Vous vous souvenez certainement où vous étiez quand Notre-Dame a pris feu. Moi, j’étais dans ma chambre, au Sheraton de Damas, quand Dora m’a téléphoné pour me prévenir. Je revenais tout juste d’une virée à Soueïda, en pays druze. Adnan, notre guide au pays de Bachar el-Assad, nous avait juré qu’il y avait eu des échauffourées la nuit d’avant, mais impossible d’en savoir plus, sinon que les Daesh étaient dans le coup, et qu’il y avait eu un mort. Sûr qu’il nous avait dit ça pour nous faire peur, nous rendre le voyage plus palpitant. En tout cas, on n’avait rien vu, et la guerre continuait de nous échapper.
A peine douché, affalé dans ce dernier îlot de luxe de ce pays ravagé par la guerre, je reçois un SMS de Dora : « Chériii, Notre-Daaaame !! » J’ai le chic pour ne jamais être là où ça se passe. Quand la tête de Zidane a envoyé pour la deuxième fois le ballon dans le but brésilien en finale de la Coupe du monde, j’étais à Mexico. Quand la même tête a frappé la poitrine de Materazzi, on était sur l’île de Madère. Le 4 août 2020, quand Dora a été secouée-soufflée par l’explosion du port de Beyrouth, j’étais comme un con à Paris.
Du coup, je ne sais plus où aller pour qu’il ne se passe rien. J’aurais sans doute dû aller à Kiev, la semaine dernière. Au risque de ne pas assister au meeting de Valérie Pécresse au Zénith. Le pire, c’est le World Trade Center. J’étais dans le grenier de la société des courses, en train de fouiller dans les archives, la batterie de mon téléphone à plat. En sortant de là, à 6 heures du soir, je n’ai eu droit qu’à des redifs.
QG miroir et couronne d’épines
Je n’allais donc pas rater cette invitation à l’avant-première de Notre-Dame brûle. Je découvrais à cette occasion la salle superpanoramique du Pathé Beaugrenelle, un écran à la mesure du drame, un fauteuil comme un trône. Ça contraste avec le film, fait de bric et de broc, ce qui est plutôt sympathique pour un film à si gros budget. Entre les reconstitutions, les images prises par les portables des badauds sur place, celles des télévisions, celles de l’armée, de la police, il y a notamment ce plan aérien de la cathédrale en feu, tourné au drone, très impressionnant, sauf qu’en bas à droite de l’image apparaît le logo de l’armée de l’air, ou de la préfecture de police, je ne sais plus, ça fait bizarre, ça ramène moins à la réalité qu’à la ténuité de ce qui la sépare de la fiction.
D’ailleurs, au départ, ça devait être un documentaire, et puis au fil de leurs recherches les scénaristes ont découvert des histoires tellement dingues que l’envie de les reconstituer en fiction s’est imposée.
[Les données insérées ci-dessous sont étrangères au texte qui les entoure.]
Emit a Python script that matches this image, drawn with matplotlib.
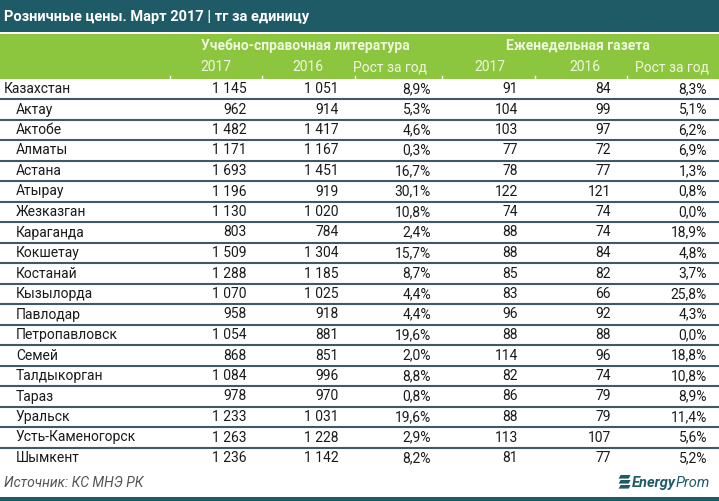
import matplotlib.pyplot as plt
from matplotlib.patches import Rectangle, Polygon

plt.rcParams['font.family'] = ['Roboto', 'DejaVu Sans']

title = 'Розничные цены. Март 2017 | тг за единицу'
groups = ['Учебно-справочная литература', 'Еженедельная газета']
subheads = ['2017', '2016', 'Рост за год', '2017', '2016', 'Рост за год']
source = 'Источник: КС МНЭ РК'

regions = ['Казахстан', 'Актау', 'Актобе', 'Алматы', 'Астана', 'Атырау', 'Жезказган',
           'Караганда', 'Кокшетау', 'Костанай', 'Кызылорда', 'Павлодар', 'Петропавловск',
           'Семей', 'Талдыкорган', 'Тараз', 'Уральск', 'Усть-Каменогорск', 'Шымкент']
book_2017 = [1145, 962, 1482, 1171, 1693, 1196, 1130, 803, 1509, 1288, 1070, 958, 1054,
             868, 1084, 978, 1233, 1263, 1236]
book_2016 = [1051, 914, 1417, 1167, 1451, 919, 1020, 784, 1304, 1185, 1025, 918, 881,
             851, 996, 970, 1031, 1228, 1142]
book_growth = [8.9, 5.3, 4.6, 0.3, 16.7, 30.1, 10.8, 2.4, 15.7, 8.7, 4.4, 4.4, 19.6,
               2.0, 8.8, 0.8, 19.6, 2.9, 8.2]
news_2017 = [91, 104, 103, 77, 78, 122, 74, 88, 88, 85, 83, 96, 88, 114, 82, 86, 88, 113, 81]
news_2016 = [84, 99, 97, 72, 77, 121, 74, 74, 84, 82, 66, 92, 88, 96, 74, 79, 79, 107, 77]
news_growth = [8.3, 5.1, 6.2, 6.9, 1.3, 0.8, 0.0, 18.9, 4.8, 3.7, 25.8, 4.3, 0.0,
               18.8, 10.8, 8.9, 11.4, 5.6, 5.2]

TEAL = '#1f5a67'
GREEN = '#8cc63f'
PALE = '#f0f7e0'
LINE = '#3f5a66'
TXT = '#1a1a1a'


def fmt_int(v):
    return f'{v:,}'.replace(',', ' ')


def fmt_pct(v):
    return f'{v:.1f}%'.replace('.', ',')


W, H = 719, 501
fig = plt.figure(figsize=(W / 100, H / 100), dpi=100)
ax = fig.add_axes([0, 0, 1, 1])
ax.set_xlim(0, W)
ax.set_ylim(H, 0)
ax.axis('off')

# header bands
ax.add_patch(Rectangle((0, 0), W, 32, color=TEAL, lw=0))
ax.add_patch(Rectangle((0, 34), W, 45, color=GREEN, lw=0))
ax.text(4, 16.5, title, color='white', fontsize=10.5, fontweight='bold', va='center')

group_x = [305, 578]
for gx, g in zip(group_x, groups):
    ax.text(gx, 46, g, color=PALE, fontsize=10, fontweight='bold', ha='center', va='center')

head_x = [216, 308, 390, 490, 585, 672]
for hx, h in zip(head_x, subheads):
    ax.text(hx, 67, h, color=PALE, fontsize=10, ha='center', va='center')

for tx in [170, 262, 355, 442, 535, 627]:
    ax.plot([tx, tx], [76, 79], color='white', lw=1)

# body
col_right = [247, 339, 431, 518, 611, 707]
row0, step = 89, 20.5
cols = [book_2017, book_2016, book_growth, news_2017, news_2016, news_growth]
fmts = [fmt_int, fmt_int, fmt_pct, fmt_int, fmt_int, fmt_pct]
for i, name in enumerate(regions):
    y = row0 + i * step
    ax.text(4 if i == 0 else 16, y, name, color=TXT, fontsize=10, va='center')
    for cx, vals, f in zip(col_right, cols, fmts):
        ax.text(cx, y, f(vals[i]), color=TXT, fontsize=10, ha='right', va='center')
    if i < len(regions) - 1:
        ax.plot([0, W], [y + step / 2, y + step / 2], color=LINE, lw=1.5)

# footer
ax.text(4, 483, source, color='#555555', fontsize=10, style='italic', va='center')

# logo: "Prom" right-aligned, "Energy" placed right before it
renderer = fig.canvas.get_renderer()
prom = ax.text(710, 483, 'Prom', color=TEAL, fontsize=10.5, style='italic',
               ha='right', va='center')
bb = prom.get_window_extent(renderer)
left_px = ax.transData.inverted().transform((bb.x0, bb.y0))[0]
energy = ax.text(left_px, 483, 'Energy', color=TEAL, fontsize=10.5, fontweight='bold',
                 style='italic', ha='right', va='center')
bb2 = energy.get_window_extent(renderer)
ex = ax.transData.inverted().transform((bb2.x0, bb2.y0))[0]
for k in range(3):
    yy = 475 + k * 5
    x1 = ex - 1
    ax.add_patch(Polygon([(x1 - 10, yy), (x1, yy), (x1 - 2, yy + 3.6), (x1 - 12, yy + 3.6)],
                         color=TEAL, lw=0))
ax.add_patch(Rectangle((0, 497), W, 4, color=TEAL, lw=0))

fig.savefig('out.png', dpi=100)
Je vous en raconte deux. Vous ne me reprochez pas de vous « spoiler » le film puisque vous savez comment ça finit. D’abord, l’histoire de la couronne d’épines. Celle du Christ. Non seulement je ne savais pas qu’elle était là, dans la cathédrale, mais j’ignorais même qu’elle existait. Je voyais ça comme une corne de licorne. Pas du tout ! Quand on voit le recteur archiprêtre de la cathédrale à genoux sur le trottoir en train de prier en pleurant pour qu’on sauve cette couronne des flammes, on comprend que le Christ l’a vraiment eue sur la tête, avec les gouttes de sang et tout.
Mais le plus extraordinaire, l’histoire qui aurait en elle-même suffi à faire un film, c’est le coup du « QG miroir ». Je vous explique. Au moment de l’incendie, deux généraux des sapeurs-pompiers de Paris sont en charge de l’opération baptisée « Qu’est-ce-qu’on-peut-faire ? ». Quand le président de la République arrive sur place, les deux généraux se partagent la tâche : le premier s’installe avec Macron, sa cour et quelques journalistes accrédités dans ce fameux QG miroir, où il explique la situation au chef de la nation, tout en faisant semblant de donner des ordres à des pompiers fantômes, bref, il amuse la galerie, tandis qu’à 200 mètres de là le second général dirige les opérations, au calme, et pour de vrai. Fiction, réalité, allez tous au diable, disait Pirandello.